GIVEN TASK ->
Every line below that includes "this" counts toward the total. Report that total alone.

Rows from a dataset of charts and code:
* start *

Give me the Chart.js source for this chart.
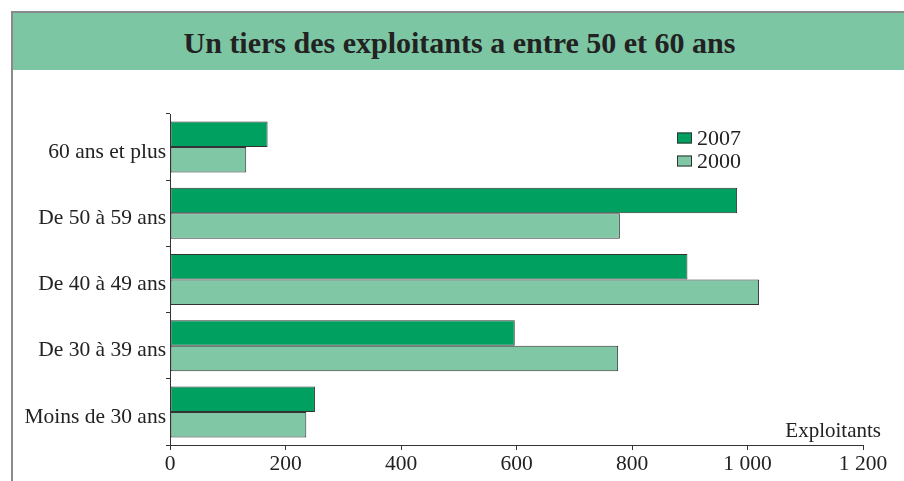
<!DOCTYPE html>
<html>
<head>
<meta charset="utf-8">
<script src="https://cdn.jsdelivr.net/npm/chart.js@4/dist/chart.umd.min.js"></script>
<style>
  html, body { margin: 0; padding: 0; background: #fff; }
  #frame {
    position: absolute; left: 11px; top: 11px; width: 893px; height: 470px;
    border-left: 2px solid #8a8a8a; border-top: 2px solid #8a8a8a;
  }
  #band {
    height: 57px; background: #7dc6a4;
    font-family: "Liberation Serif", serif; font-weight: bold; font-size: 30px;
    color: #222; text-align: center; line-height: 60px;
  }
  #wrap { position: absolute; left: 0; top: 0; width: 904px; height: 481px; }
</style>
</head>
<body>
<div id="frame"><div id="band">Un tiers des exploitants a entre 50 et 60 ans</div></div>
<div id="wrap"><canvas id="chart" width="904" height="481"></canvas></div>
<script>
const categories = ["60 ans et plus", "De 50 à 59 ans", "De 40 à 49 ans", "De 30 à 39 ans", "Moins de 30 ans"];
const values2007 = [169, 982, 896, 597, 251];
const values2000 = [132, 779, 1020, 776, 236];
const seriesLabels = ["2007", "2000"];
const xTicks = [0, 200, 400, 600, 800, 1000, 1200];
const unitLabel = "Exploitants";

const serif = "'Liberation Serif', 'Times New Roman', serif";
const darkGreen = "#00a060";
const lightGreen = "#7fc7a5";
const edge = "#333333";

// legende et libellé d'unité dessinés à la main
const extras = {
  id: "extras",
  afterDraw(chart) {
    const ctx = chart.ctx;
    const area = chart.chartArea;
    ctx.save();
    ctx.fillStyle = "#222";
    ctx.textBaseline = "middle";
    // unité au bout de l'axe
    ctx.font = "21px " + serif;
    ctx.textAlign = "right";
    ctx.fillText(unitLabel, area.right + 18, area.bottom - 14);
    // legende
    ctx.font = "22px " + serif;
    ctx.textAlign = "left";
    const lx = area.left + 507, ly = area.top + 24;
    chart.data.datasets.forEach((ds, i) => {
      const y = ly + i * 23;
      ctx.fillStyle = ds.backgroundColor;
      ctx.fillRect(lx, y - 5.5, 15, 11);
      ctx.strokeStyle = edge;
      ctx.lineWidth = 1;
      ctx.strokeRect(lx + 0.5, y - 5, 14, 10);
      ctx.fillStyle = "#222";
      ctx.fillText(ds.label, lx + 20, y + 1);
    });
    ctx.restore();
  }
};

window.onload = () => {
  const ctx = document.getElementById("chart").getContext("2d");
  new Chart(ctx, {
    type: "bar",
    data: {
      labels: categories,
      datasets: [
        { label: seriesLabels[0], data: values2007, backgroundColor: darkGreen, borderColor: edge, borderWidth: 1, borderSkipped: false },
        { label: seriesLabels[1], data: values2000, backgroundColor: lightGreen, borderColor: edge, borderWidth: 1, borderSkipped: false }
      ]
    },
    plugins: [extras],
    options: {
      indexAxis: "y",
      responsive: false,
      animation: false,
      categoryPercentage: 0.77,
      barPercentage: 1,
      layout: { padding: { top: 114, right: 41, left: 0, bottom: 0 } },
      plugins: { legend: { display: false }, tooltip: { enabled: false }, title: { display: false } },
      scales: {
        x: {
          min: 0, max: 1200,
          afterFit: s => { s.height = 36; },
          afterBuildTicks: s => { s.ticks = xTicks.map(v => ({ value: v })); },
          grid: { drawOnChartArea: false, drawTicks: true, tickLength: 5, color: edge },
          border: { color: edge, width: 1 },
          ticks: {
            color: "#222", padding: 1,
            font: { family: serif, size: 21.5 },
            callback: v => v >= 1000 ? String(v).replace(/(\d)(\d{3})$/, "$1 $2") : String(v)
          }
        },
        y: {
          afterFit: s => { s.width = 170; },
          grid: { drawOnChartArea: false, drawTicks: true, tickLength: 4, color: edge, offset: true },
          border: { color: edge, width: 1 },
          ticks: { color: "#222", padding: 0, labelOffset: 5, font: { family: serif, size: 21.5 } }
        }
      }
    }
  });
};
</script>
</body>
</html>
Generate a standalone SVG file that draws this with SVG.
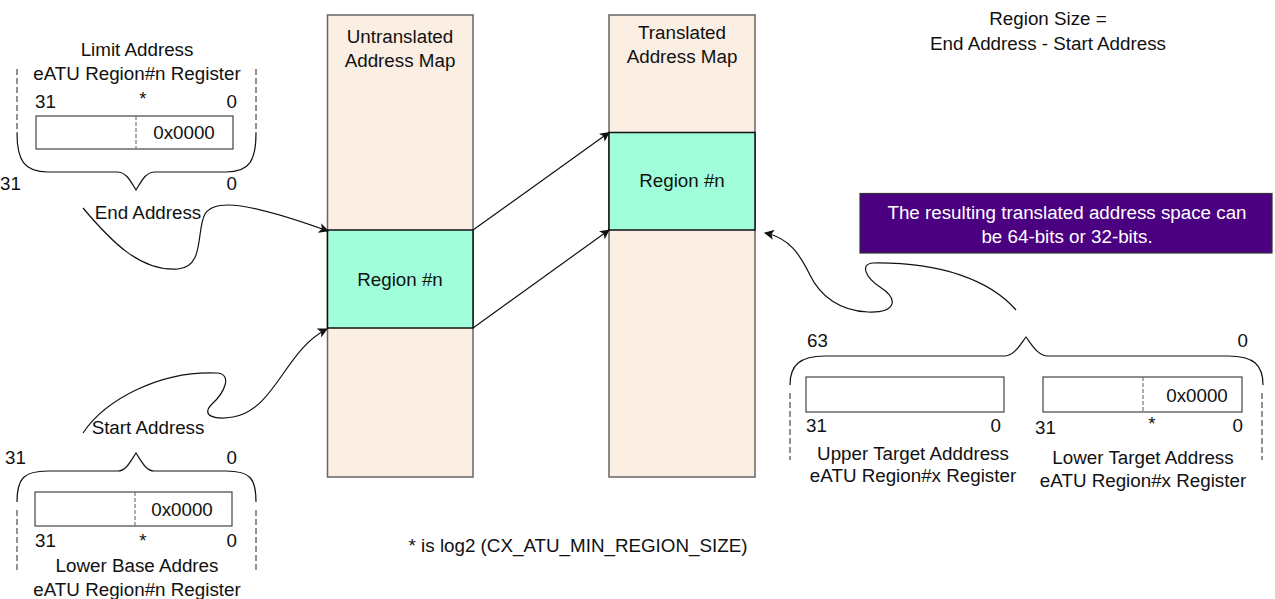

* end *

CORRECT ANSWER ->
2